Case caminó hacia los palcos, adentrándose en las sombras. Miró hacia abajo, esperando ver aquella aguja de rubí en su propio pecho. Nada. Encontró a Linda caída al pie de una columna de cemento, los ojos cerrados. Había un olor a carne cocida. La multitud gritaba el nombre del ganador. Un vendedor de cerveza limpiaba los grifos con un trapo oscuro. Junto a la cabeza de Linda había una zapatilla blanca; se le había salido quién sabe cómo.

Sigue la pared. Curva de cemento. Manos en los bolsillos. Continúa caminando. Junto a rostros que no lo veían, todos los ojos levantados hacia la imagen del vencedor por encima del ring. En un momento, un fruncido rostro europeo danzó al resplandor de una cerilla, sosteniendo entre los labios una corta pipa de metal. Relente de hachís. Case siguió caminado, sin sentir nada.

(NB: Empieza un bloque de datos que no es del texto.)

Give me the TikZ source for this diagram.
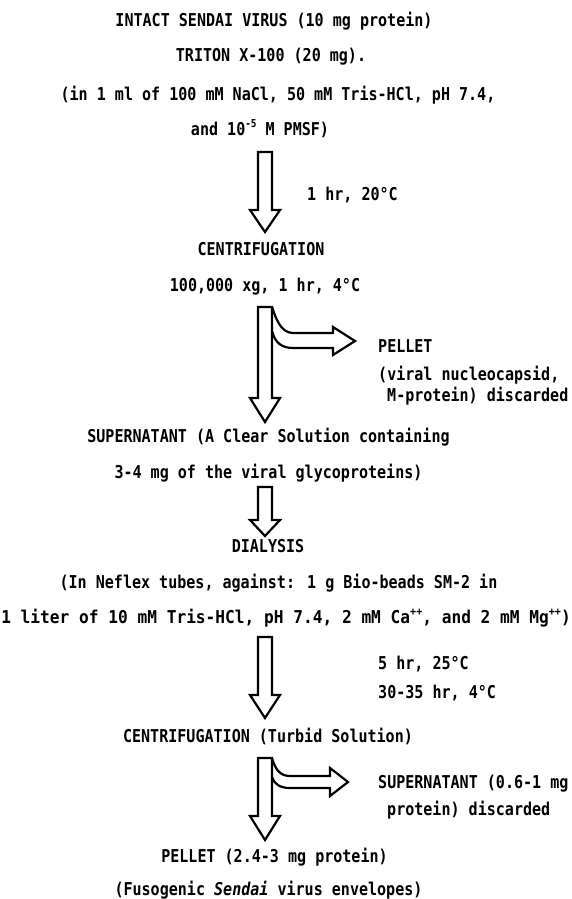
\documentclass[tikz,border=0pt]{standalone}
\usepackage{fontspec}
\setmainfont{DejaVu Sans Mono}[FakeStretch=0.85]
\usetikzlibrary{calc}

\tikzset{
  every node/.style={inner sep=0pt, font=\fontsize{17.7}{20}\selectfont\bfseries},
  line/.style={anchor=base},
  side/.style={anchor=base west},
  hollow/.style={draw=black, line width=2.2pt, line join=miter},
}

\newcommand\upidx[1]{\raisebox{0.45em}{\fontsize{11}{11}\selectfont #1}}

% hollow block arrow pointing down: [head length]{top}{tip}
\newcommand\hollowdown[3][22]{%
  \draw[hollow] ($(#2)+(-7,0)$) -- ($(#2)+(7,0)$) -- ($(#3)+(7,-#1)$) -- ($(#3)+(15,-#1)$)
    -- (#3) -- ($(#3)+(-15,-#1)$) -- ($(#3)+(-7,-#1)$) -- cycle;}

\begin{document}
\begin{tikzpicture}[x=1pt,y=-1pt]
\useasboundingbox (0,0) rectangle (572,899);

% texts
\node[line] (virus) at (274,27) {INTACT SENDAI VIRUS (10 mg protein)};
\node[line] (triton) at (271,62) {TRITON X-100 (20 mg).};
\node[line] (buffer) at (278,100) {(in 1 ml of 100 mM NaCl, 50 mM Tris-HCl, pH 7.4,};
\node[line] (pmsf) at (260,135) {and 10\upidx{-5} M PMSF)};
\node[side] (incub1) at (307,200) {1 hr, 20°C};
\node[line] (centrif1) at (261,255) {CENTRIFUGATION};
\node[line] (speed1) at (265,291) {100,000 xg, 1 hr, 4°C};
\node[side] (pellet1) at (378,352) {PELLET};
\node[side] (capsid1) at (378,380) {(viral nucleocapsid,};
\node[side] (mprot1) at (387,401) {M-protein) discarded};
\node[line] (super1) at (268.5,442) {SUPERNATANT (A Clear Solution containing};
\node[line] (glyco) at (268.5,478) {3-4 mg of the viral glycoproteins)};
\node[line] (dialysis) at (268,552) {DIALYSIS};
\node[line] (neflex) at (278.5,588) {(In Neflex tubes, against: 1 g Bio-beads SM-2 in};
\node[line] (liter) at (286,623) {\scalebox{1.075}[1]{1 liter of 10 mM Tris-HCl, pH 7.4, 2 mM Ca\upidx{++}, and 2 mM Mg\upidx{++})}};
\node[side] (incub2a) at (378,669) {5 hr, 25°C};
\node[side] (incub2b) at (378,698) {30-35 hr, 4°C};
\node[line] (centrif2) at (268,742) {CENTRIFUGATION (Turbid Solution)};
\node[side] (super2) at (378,788) {SUPERNATANT (0.6-1 mg};
\node[side] (discard2) at (387,815) {protein) discarded};
\node[line] (pellet2) at (274.5,862) {PELLET (2.4-3 mg protein)};
\node[line] (envelopes) at (268.5,895) {(Fusogenic {\itshape Sendai} virus envelopes)};

% arrow ends
\coordinate (a1top) at (265,152);
\coordinate (a1tip) at (265,232);
\coordinate (a2top) at (265,307);
\coordinate (a2tip) at (265,422);
\coordinate (b1tip) at (355,341);
\coordinate (a3top) at (265,487);
\coordinate (a3tip) at (265,536);
\coordinate (a4top) at (265,637);
\coordinate (a4tip) at (265,718);
\coordinate (a5top) at (265,758);
\coordinate (a5tip) at (265,840);
\coordinate (b2tip) at (348,782);

% down arrows
\hollowdown{a1top}{a1tip}
\hollowdown[24]{a2top}{a2tip}
\hollowdown[16]{a3top}{a3tip}
\hollowdown[23]{a4top}{a4tip}
\hollowdown[24]{a5top}{a5tip}

% side branches
\draw[hollow] ($(a2top)+(7,0)$) .. controls ($(a2top)+(11,12)$) and ($(a2top)+(16,26)$) .. ($(b1tip)+(-62,-8)$)
  -- ($(b1tip)+(-22,-8)$) -- ($(b1tip)+(-22,-14)$) -- (b1tip) -- ($(b1tip)+(-22,14)$) -- ($(b1tip)+(-22,7)$)
  -- ($(b1tip)+(-62,7)$) .. controls ($(b1tip)+(-73,7)$) and ($(b1tip)+(-80,2)$) .. ($(b1tip)+(-83,-10)$);
\draw[hollow] ($(a5top)+(7,0)$) .. controls ($(a5top)+(10,10)$) and ($(a5top)+(14,18)$) .. ($(b2tip)+(-58,-6)$)
  -- ($(b2tip)+(-18,-6)$) -- ($(b2tip)+(-18,-14)$) -- (b2tip) -- ($(b2tip)+(-18,14)$) -- ($(b2tip)+(-18,6)$)
  -- ($(b2tip)+(-58,6)$) .. controls ($(b2tip)+(-68,6)$) and ($(b2tip)+(-74,2)$) .. ($(b2tip)+(-76,-5)$);
\end{tikzpicture}
\end{document}
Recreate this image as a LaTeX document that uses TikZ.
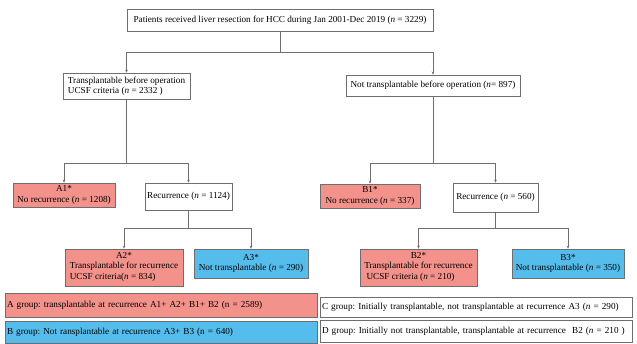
\documentclass[tikz,border=0pt]{standalone}
\usepackage{fontspec}
\setmainfont{Liberation Serif}
\usetikzlibrary{arrows.meta}

\definecolor{salmon}{HTML}{F2928A}
\definecolor{skyblue}{HTML}{55BDEB}
\definecolor{edgegray}{HTML}{6E6E6E}

\newcommand{\leftlines}[1]{\begin{tabular}[t]{@{}l@{}}#1\end{tabular}}

\begin{document}
\frenchspacing
\begin{tikzpicture}[
  x=1pt, y=-1pt,
  font=\fontsize{9.2}{10.4}\selectfont,
  box/.style={draw=edgegray, line width=0.6pt, align=center, inner sep=1.5pt},
  redbox/.style={box, fill=salmon},
  bluebox/.style={box, fill=skyblue},
  grp/.style={box, align=left, text width=308pt, inner sep=2pt},
  arr/.style={-{Stealth[length=3pt, width=2.6pt]}, edgegray, line width=0.6pt},
  ln/.style={edgegray, line width=0.6pt},
]
  \useasboundingbox (0,0) rectangle (637,344);

  % top level
  \node[box, minimum width=306pt, minimum height=22pt] (top) at (280,20)
    {Patients received liver resection for HCC during Jan 2001-Dec 2019 (\textit{n} = 3229)};
  \node[box, align=left, minimum width=127pt, minimum height=26pt] (pre) at (126.5,86)
    {Transplantable before operation\\UCSF criteria (\textit{n} = 2332 )};
  \node[box, minimum width=174pt, minimum height=21pt] (nopre) at (433,85.5)
    {Not transplantable before operation (\textit{n}= 897)};

  % left branch
  \node[redbox, minimum width=102pt, minimum height=24pt] (a1) at (64,195)
    {A1*\\No recurrence (\textit{n} = 1208)};
  \node[box, minimum width=87pt, minimum height=27pt] (reca) at (188.5,196.5)
    {Recurrence (\textit{n} = 1124)};
  \node[redbox, minimum width=118pt, minimum height=37pt] (a2) at (124,267.5)
    {A2*\\\leftlines{Transplantable for recurrence\\UCSF criteria(\textit{n} = 834)}};
  \node[bluebox, minimum width=114pt, minimum height=29pt] (a3) at (251,263.5)
    {A3*\\Not transplantable (\textit{n} = 290)};

  % right branch
  \node[redbox, minimum width=100pt, minimum height=24pt] (b1) at (370,196)
    {B1*\\No recurrence (\textit{n} = 337)};
  \node[box, minimum width=85pt, minimum height=29pt] (recb) at (495.5,197.5)
    {Recurrence (\textit{n} = 560)};
  \node[redbox, minimum width=117pt, minimum height=37pt] (b2) at (418.5,267.5)
    {B2*\\\leftlines{Transplantable for recurrence\\\ UCSF criteria (\textit{n} = 210)}};
  \node[bluebox, minimum width=112pt, minimum height=29pt] (b3) at (568,263.5)
    {B3*\\Not transplantable (\textit{n} = 350)};

  % groups
  \node[grp, fill=salmon, minimum height=24pt] (ga) at (161,305)
    {A group: transplantable at recurrence A1+ A2+ B1+ B2 (n = 2589)};
  \node[grp, fill=skyblue, minimum height=22pt] (gb) at (161,332)
    {B group: Not ransplantable at recurrence A3+ B3 (n = 640)};
  \node[grp, minimum height=20pt] (gc) at (476,307)
    {C group: Initially transplantable, not transplantable at recurrence A3 (\textit{n} = 290)};
  \node[grp, minimum height=22pt] (gd) at (476,331)
    {D group: Initially not transplantable, transplantable at recurrence\ \ B2 (\textit{n} = 210 )};

  % connectors
  \coordinate (s0) at (280,52);
  \coordinate (s1) at (126.5,163);
  \coordinate (s2) at (188.5,228);
  \coordinate (s3) at (433,163);
  \coordinate (s4) at (495.5,228);

  \draw[ln] (top) -- (s0);
  \draw[arr] (s0) -| (pre);
  \draw[arr] (s0) -| (nopre);

  \draw[ln] (pre) -- (s1);
  \draw[arr] (s1) -| (a1);
  \draw[arr] (s1) -| (reca);
  \draw[ln] (reca) -- (s2);
  \draw[arr] (s2) -| (a2);
  \draw[arr] (s2) -| (a3);

  \draw[ln] (nopre) -- (s3);
  \draw[arr] (s3) -| (b1);
  \draw[arr] (s3) -| (recb);
  \draw[ln] (recb) -- (s4);
  \draw[arr] (s4) -| (b2);
  \draw[arr] (s4) -| (b3);
\end{tikzpicture}
\end{document}
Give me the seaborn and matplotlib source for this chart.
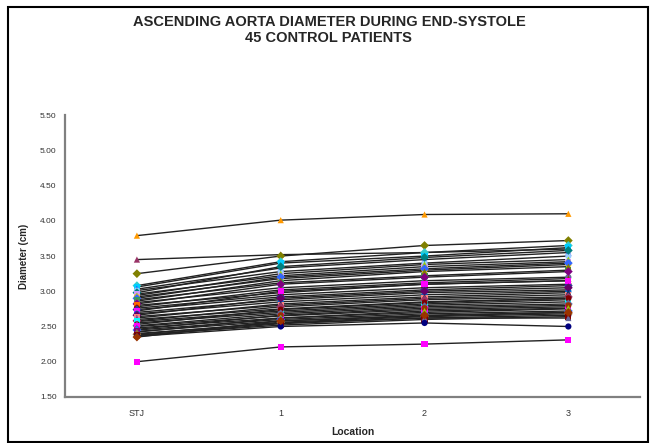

—Case. —Los espejos surgieron de una sombra más profunda—. ¿Estás bien?

Algo gimoteó y borboteó en la oscuridad detrás de ella.

Negó con la cabeza.

—La pelea ha terminado, Case. Es hora de volver a casa.

Case intentó pasar junto a ella, regresar a la oscuridad, donde algo estaba muriendo. Ella lo detuvo poniéndole una mano en el pecho.

—Amigos de tus buenos amigos. Mataron a tu chica. No te ha ido muy bien con los amigos en esta ciudad, ¿no es cierto? Obtuvimos un perfil parcial de ese hijo de puta cuando te preparamos. Se cargaría a cualquiera por unos cuantos nuevos. La morena dijo que la pillaron cuando intentaba vender tu RAM. Les resultó más barato matarla y quedarse con él. Un pequeño ahorro… Hice que el del láser me lo contara todo. Fue una coincidencia que estuviésemos aquí, pero tenía que asegurarme. —Endureció la boca; los labios se apretaron en una línea delgada.

Case sintió que le habían embotado el cerebro.

—¿Quién? —dijo—. ¿Quién los envió?

Molly le alcanzó una ensangrentada bolsa de jengibre en conserva. Case vio que ella tenía las manos sucias de sangre. En las sombras de detrás, alguien emitió unos ruidos húmedos y murió.

Después del examen posoperatorio en la clínica, Molly lo llevó hasta el puerto. Armitage estaba esperando. Había contratado un aerodeslizador. Lo último que Case vio de Chiba fueron los oscuros ángulos de las arcologías. Luego, una niebla se cerró sobre las aguas negras y los flotantes cardúmenes de basura.